Quotas for seasonal worker housing may conflict with EU law: FD

Photo: Depositphotos.com
For non-seasonal workers only? Photo: Depositphotos.com

Restrictions imposed by many local authorities in the Netherlands about how many seasonal workers can be housed in some areas may be unlawful, the Financieele Dagblad said on Friday.

Around 500,000 people from mainly Poland, Romania and Bulgaria are thought to work in Dutch greenhouses, the meat processing industry and in distribution centres, but they often live in cramped conditions and locals complain about noise and parking problems, the FD said.

This has led to a variety of attempts to restrict the number of seasonal workers who can live in one place, and as many as 77% of the local authorities in Brabant have imposed some form of quotas, the FD said.

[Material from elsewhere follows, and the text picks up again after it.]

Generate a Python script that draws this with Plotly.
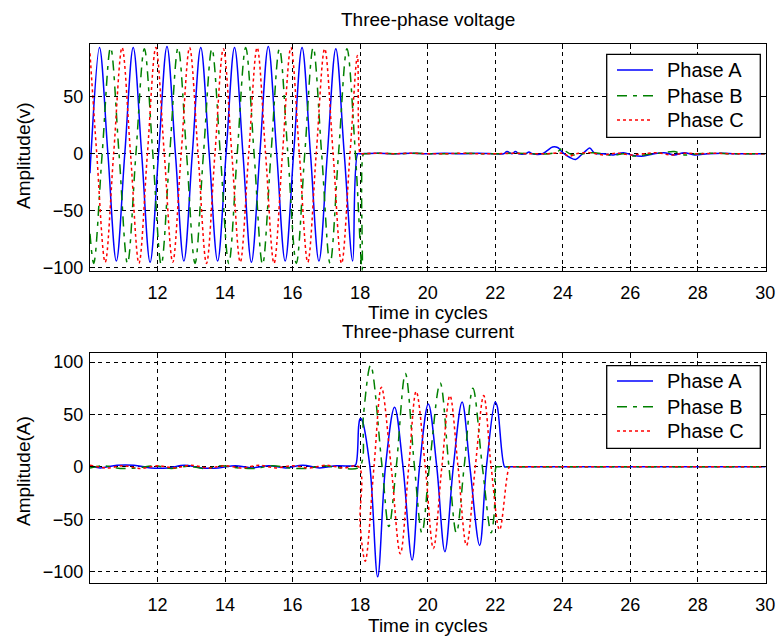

In Maasdriel in Gelderland, for example, the council says seasonal workers can occupy no more than 5% of the homes while in Zaltbommel they will be banned from living in residential areas altogether within five years.

Arnhem city council too is working on plans to stop groups of seasonal workers sharing a house by revising its rules on sub-dividing homes. The council plans to introduce a licence system for flat or house-sharers, and these will not be granted if the property is to be lived in by ‘temporary workers’.

EU rules

However, given that the workers are mainly from other EU countries, quotas and other restrictions will conflict with freedom of movement rules. ‘These local rules also clash with the European right to equal treatment of all workers and self-employed throughout Europe,’ immigration law researcher Gerrie Lodder told the paper.

Many local authorities are also trying to concentrate seasonal workers in the same place, preferably in the location where they work. Others have developed accommodation known as ‘Polenhotels’, a term slammed by the Polish ambassador to the Netherlands last year.

Experts suggest there is a shortage of 120,000 places for seasonal workers. Meanwhile, efforts are also underway to try to stop staffing agencies including accommodation in their packages, which is often expensive and of poor quality.

Parliament

MPs in June voted in favour of a motion to improve the housing lived in by staffing agency workers but there was not enough support for a ChristenUnie and Socialist party plan to stop agencies making accommodation part of contracts, including automatic deductions.

The Dutch statistics agency CBS said last year that workers from Poland, Romania and other eastern and central European countries earn the lowest wages of all immigrant groups.

Some 80% of the 180,000 Polish nationals working in the Netherlands earn less than €15 per hour and 18% of them earn less than €10, the CBS said.